Un produit « santé » n’est pas forcément synonyme d’emballage écoresponsable. Conscients de ce problème, on expérimente aujourd’hui avec de nouveaux matériaux recyclables, faits de composantes organiques, telles que les algues, la fécule de maïs, les fibres naturelles, le chanvre, le bambou, voire certaines variétés de champignons.
Depuis mars dernier, faire l’épicerie exige désormais une vigilance constante, afin de se conformer aux directives dans les lieux publics, consignes visant à se protéger et à protéger les autres. Comme les emplettes sont réalisées le plus rapidement possible, on devra repenser la présentation des produits alimentaires à plus long terme.

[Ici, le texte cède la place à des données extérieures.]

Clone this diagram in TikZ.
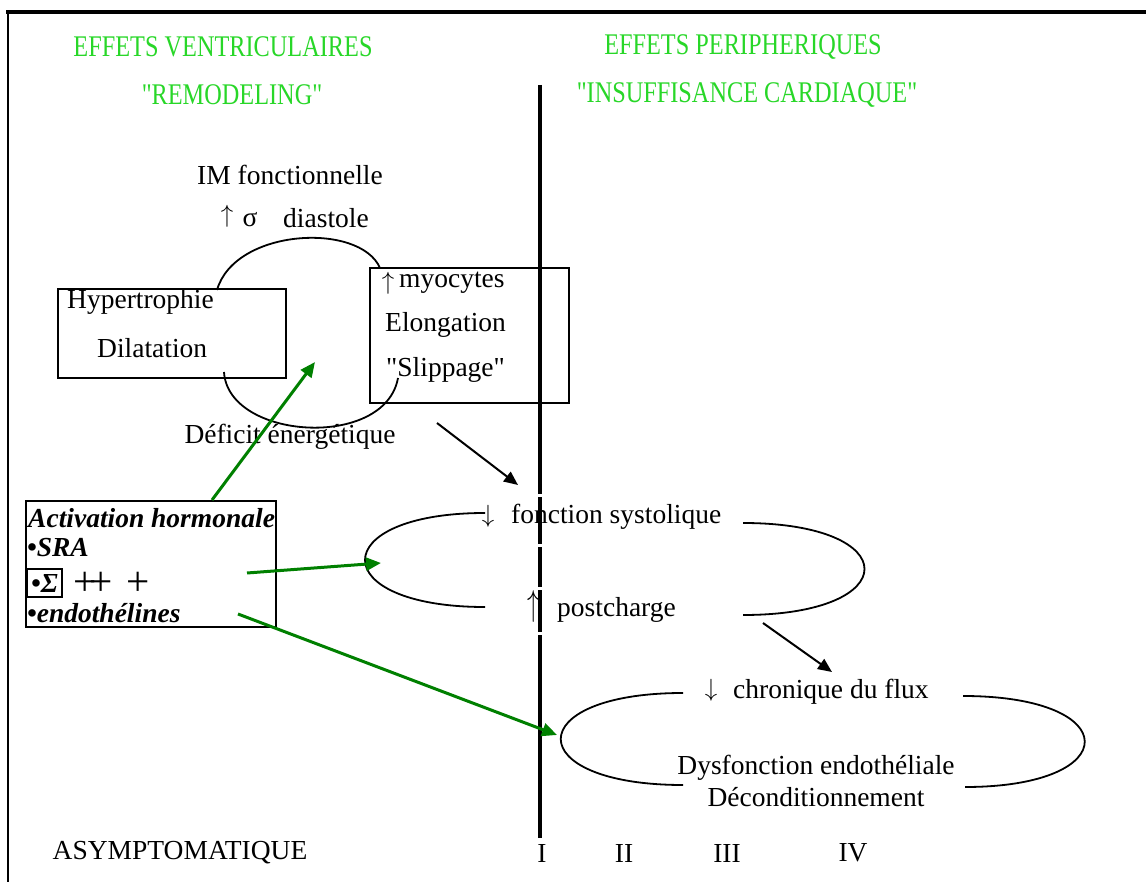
\documentclass[tikz,border=0pt]{standalone}
\usepackage{fontspec}
\setmainfont{Liberation Serif}
\newfontfamily\condfont[FakeStretch=0.81]{Liberation Serif}
\usetikzlibrary{arrows.meta}
\definecolor{hdrgreen}{RGB}{40,215,40}
\definecolor{arrgreen}{RGB}{0,128,0}
\newcommand{\bigplus}{\scalebox{1.5}{+}}
\begin{document}
\begin{tikzpicture}[x=1pt,y=-1pt,
  txt/.style={inner sep=0pt, font=\fontsize{27.5}{33}\selectfont},
  hdr/.style={inner sep=0pt, text=hdrgreen, font=\condfont\fontsize{30}{33}\selectfont},
  bi/.style={inner sep=0pt, font=\fontsize{27.5}{33}\selectfont\bfseries\itshape},
  boxline/.style={draw, line width=2pt, inner sep=0pt},
  loopline/.style={line width=1.8pt},
  blackarrow/.style={line width=2pt, -{Triangle[length=14pt,width=12pt]}},
  greenarrow/.style={draw=arrgreen, fill=arrgreen, line width=3pt, -{Triangle[length=15pt,width=13pt]}},
]
\useasboundingbox (0,0) rectangle (1146,882);
\fill[white] (0,0) rectangle (1146,882);
% frame
\draw[line width=3.5pt] (6,12) -- (1146,12);
\draw[line width=2.5pt] (8,11) -- (8,882);

% headers
\node[hdr] (h1) at (223,47) {EFFETS VENTRICULAIRES};
\node[hdr] (h2) at (232,95) {"REMODELING"};
\node[hdr] (h3) at (743,47) {EFFETS PERIPHERIQUES};
\node[hdr] (h4) at (747,95) {"INSUFFISANCE CARDIAQUE"};

% boxes
\node[boxline, minimum width=228pt, minimum height=89pt] (hd) at (172,333.5) {};
\node[boxline, minimum width=199pt, minimum height=135pt] (myob) at (469.5,335.5) {};
\node[boxline, minimum width=250pt, minimum height=126pt] (act) at (151,564) {};

% upper-left texts
\node[txt] (imf) at (290,175) {IM fonctionnelle};
\node[txt] (siga) at (227,216) {$\uparrow$};
\node[txt] (sig) at (250,220) {σ};
\node[txt, anchor=west] (dia) at (283,218) {diastole};
\node[txt, anchor=west] (hyp) at (67,302) {Hypertrophie};
\node[txt, anchor=west] (dil) at (97,348) {Dilatation};
\node[txt] (myoa) at (388,283) {$\uparrow$};
\node[txt, anchor=west] (myo) at (399,283) {myocytes};
\node[txt, anchor=west] (elo) at (385,325) {Elongation};
\node[txt, anchor=west] (sli) at (386,370) {\textquotedbl Slippage\textquotedbl};
\node[txt] (def) at (290,437) {Déficit énergétique};

% activation box texts
\node[bi, anchor=west] (ah) at (28,518) {Activation hormonale};
\node[bi, anchor=west] (sra) at (27,548) {•SRA};
\node[bi, draw, line width=2pt, minimum width=35pt, minimum height=28pt] (sgm) at (44.5,583) {•Σ};
\node[txt, anchor=west] (plus) at (73,584) {\bigplus\kern-7pt\bigplus\hspace{14pt}\bigplus};
\node[bi, anchor=west] (endo) at (27,613) {•endothélines};

% right side texts
\node[txt] (fsa) at (488,516) {$\downarrow$};
\node[txt, anchor=west] (fs) at (511,517) {fonction systolique};
\node[txt] (pca) at (534,606) {\scalebox{1}[1.45]{$\uparrow$}};
\node[txt, anchor=west] (pc) at (557,610) {postcharge};
\node[txt] (cfa) at (711,690) {$\downarrow$};
\node[txt, anchor=west] (cf) at (733,692) {chronique du flux};
\node[txt] (dys) at (816,768) {Dysfonction endothéliale};
\node[txt] (dec) at (816,797) {Déconditionnement};

% bottom labels
\node[txt] (asy) at (180,853) {ASYMPTOMATIQUE};
\node[txt] (c1) at (542,853) {I};
\node[txt] (c2) at (624,853) {II};
\node[txt] (c3) at (727,853) {III};
\node[txt] (c4) at (853,853) {IV};

% loops
\draw[loopline] (217,290) .. controls (235,228) and (360,222) .. (380,268);
\draw[loopline] (224,372) .. controls (228,440) and (385,450) .. (398,378);
\draw[loopline] (485,513) .. controls (325,513) and (325,607) .. (485,607);
\draw[loopline] (743,523) .. controls (905,523) and (905,615) .. (743,615);
\draw[loopline] (683,693) .. controls (520,693) and (520,785) .. (683,785);
\draw[loopline] (963,696) .. controls (1125,696) and (1125,787) .. (965,787);

% vertical divider
\coordinate (vtop) at (540,85);
\coordinate (vbot) at (540,838);
\draw[line width=3.5pt] (vtop) -- (vbot);
\foreach \gy in {495,545,588,633} \fill[white] (537,\gy-1.5) rectangle (543,\gy+1.5);

% arrows
\coordinate (g1s) at (212,500);
\coordinate (g1e) at (315,362);
\coordinate (g2s) at (247,573);
\coordinate (g2e) at (381,563);
\coordinate (g3s) at (238,614);
\coordinate (g3e) at (557,735);
\coordinate (b1s) at (437,423);
\coordinate (b1e) at (518,485);
\coordinate (b2s) at (763,623);
\coordinate (b2e) at (832,672);
\draw[greenarrow] (g1s) -- (g1e);
\draw[greenarrow] (g2s) -- (g2e);
\draw[greenarrow] (g3s) -- (g3e);
\draw[blackarrow] (b1s) -- (b1e);
\draw[blackarrow] (b2s) -- (b2e);
\end{tikzpicture}
\end{document}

Aujourd’hui, le consommateur veut se faire entendre et rien ne devrait être laissé à la discrétion des distributeurs. C’est aussi un défi de taille pour les producteurs d’ici, qui veulent se retrouver sur les étalages. Néanmoins, ces derniers pourraient se distinguer comme pionniers, en adoptant un design efficace et écoresponsable, faisant l’utilisation d’icônes clairement identifiables et capables de faciliter le choix des consommateurs.
* À ce propos, sachons que les entreprises contribuent financièrement à assumer le coût de collectes sélectives pour les emballages qu’elles mettent en marché au Québec.